Kitty McLaren marveled at the scuffed-up brick and worn stone columns.
Although no longer the showstopper that it undoubtedly was during its heyday of the 1930s and ’40s, the dilapidated, yet stable, original Port Columbus airport terminal still proved to be a place of wonder.
“I didn’t realize how beautiful this building was,” said Clintonville resident McLaren from inside the historic terminal on the 5th Avenue side of John Glenn Columbus International Airport.
No doubt adding to the awe is the structure’s rich history, involving names such as Charles Lindbergh and Amelia Earhart — and the fact that the public isn’t normally allowed inside.
However, those working to preserve the building — and the nearby Hangar One — and possibly turn it into a state air and space museum invited anyone who was curious to tour the terminal Saturday afternoon in commemoration of its 90th anniversary.
They also hosted a celebration dinner in the hangar.
“The 90th anniversary might sound like an oddball year, but there’s been enough positive things going on … that we wanted to keep public awareness going,” said Tom Kromer, one of the organizers.
Hundreds of fellow history buffs, along with eager photographers and those simply interested in all things Columbus, showed up to get a peek inside.
Port Columbus opened in 1929 as the easternmost air link in the innovative New York to Los Angeles route on Transcontinental Air Transport. Passengers arrived in Columbus via train from New York, then flew in a Ford TriMotor to Waynoka, Oklahoma. Finally, they boarded another train to complete their trip to Los Angeles.
It took 48 hours to get coast to coast, half the time a trip by train alone took, Kromer said.
“This is the birthplace of commercial aviation,” Kromer said. “If you’ve ever flown in an airplane, you can do this because of what happened here.”
That thought was not lost on Doug Terpstra as he stood in the lower part of the control tower, perhaps where Tuskegee Airman Alex Boudreaux, who is thought to have been first black air traffic controller, once stood.
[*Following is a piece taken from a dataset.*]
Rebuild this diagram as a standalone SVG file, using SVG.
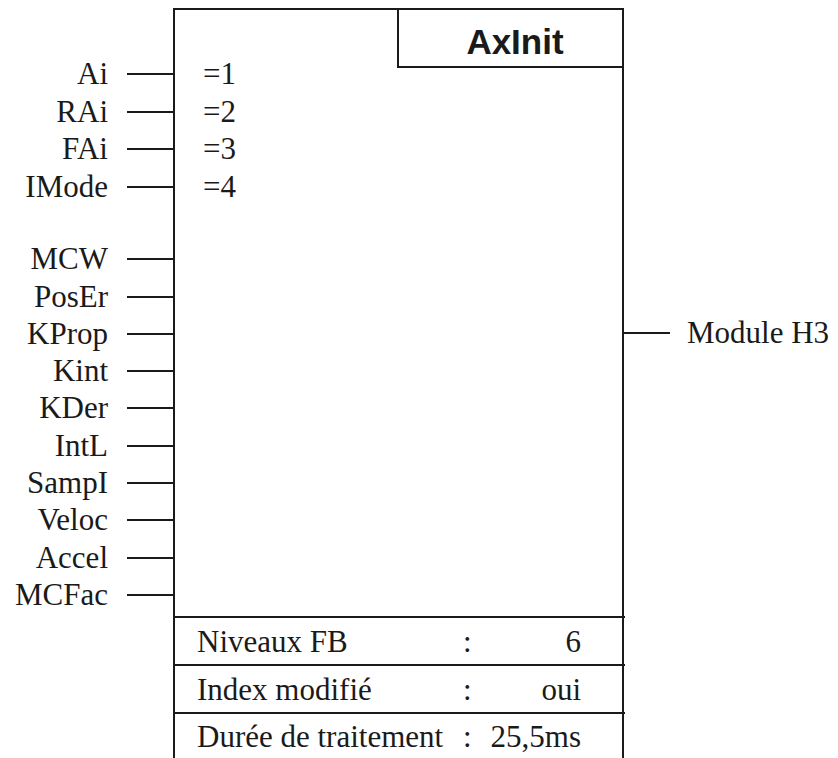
<svg xmlns="http://www.w3.org/2000/svg" width="838" height="758" viewBox="0 0 838 758">
<style>
.ln{stroke:#1a1a1a;stroke-width:2;fill:none}
.lb{font-family:"Liberation Serif","Times New Roman",serif;font-size:31px;fill:#1a1a1a}
.r{text-anchor:end}
.t{font-family:"Liberation Sans",Arial,sans-serif;font-size:35px;font-weight:bold;fill:#1a1a1a;text-anchor:middle}
</style>
<rect width="838" height="758" fill="#fff"/>
<g id="block">
<path class="ln" d="M174,758 V9 H623 V758"/>
<rect class="ln" x="398" y="9" width="225" height="58"/>
<text class="t" x="515" y="54">AxInit</text>
<text class="lb" x="203" y="84">=1</text>
<text class="lb" x="203" y="122">=2</text>
<text class="lb" x="203" y="159">=3</text>
<text class="lb" x="203" y="197">=4</text>
</g>
<g id="table">
<path class="ln" d="M174,617 H625 M174,665 H625 M174,713 H625"/>
<text class="lb" x="197" y="652">Niveaux FB</text>
<text class="lb" x="463" y="652">:</text>
<text class="lb r" x="581" y="652">6</text>
<text class="lb" x="197" y="700">Index modifié</text>
<text class="lb" x="463" y="700">:</text>
<text class="lb r" x="581" y="700">oui</text>
<text class="lb" x="197" y="747">Durée de traitement</text>
<text class="lb" x="463" y="747">:</text>
<text class="lb r" x="581" y="747">25,5ms</text>
</g>
<g id="connectors">
<path class="ln" d="M127,74 H174 M127,112 H174 M127,149 H174 M127,187 H174 M127,259 H174 M127,297 H174 M127,334 H174 M127,371 H174 M127,408 H174 M127,446 H174 M127,483 H174 M127,520 H174 M127,558 H174 M127,595 H174 M623,333 H670"/>
</g>
<g id="inputs">
<text class="lb r" x="108" y="84">Ai</text>
<text class="lb r" x="108" y="122">RAi</text>
<text class="lb r" x="108" y="159">FAi</text>
<text class="lb r" x="108" y="197">IMode</text>
<text class="lb r" x="108" y="269">MCW</text>
<text class="lb r" x="108" y="307">PosEr</text>
<text class="lb r" x="108" y="344">KProp</text>
<text class="lb r" x="108" y="381">Kint</text>
<text class="lb r" x="108" y="418">KDer</text>
<text class="lb r" x="108" y="456">IntL</text>
<text class="lb r" x="108" y="493">SampI</text>
<text class="lb r" x="108" y="530">Veloc</text>
<text class="lb r" x="108" y="568">Accel</text>
<text class="lb r" x="108" y="605">MCFac</text>
</g>
<g id="output">
<text class="lb" x="687" y="343">Module H3</text>
</g>
</svg>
The North Side resident, camera in hand, jumped at the chance to tour a historic building.
“On a recreation basis, opportunities like this don’t come up very often,” said Terpstra, 45. “These aspects of early aviation are still in Columbus, and the fact that any of it survives is amazing.”
Abbey Bauer — dressed as Earhart — said she’s thankful that groups such as the Columbus Historical Society and other enthusiasts preserved the original Port Columbus, given that there were discussions just a few years ago about tearing down the now-obsolete buildings.
“I didn’t know that Amelia Earhart and Charles Lindbergh were involved in the Columbus airport,” said the 33-year-old, who has performed as the famed female pilot at the historic Green Lawn Abbey mausoleum. “Ohio is known for astronauts and the Wright brothers, but this is another level of aviation pedigree.”
She and her husband, Tom, were fascinated that Columbus was such a hub for aviation activity, and they hoped the public viewing would create a greater appreciation for that history.
That’s what Kromer and others interested in finding a way to restore these structures are banking on, despite past failed attempts.
“We’re hopeful they can find a way to repurpose it,” said Don Casto III, a member of the Columbus Regional Airport Authority board, referring to the historical groups. The airport owns the buildings but is working with these organizations and grass-roots efforts to identify a solution.
Kromer said he would like the new tenant to be the future Ohio Air & Space Hall of Fame and Museum if they can raise the capital.
“This place just oozes history,” he said. “There are 8 million people who fly out of this airport every year, and no one knows about it.”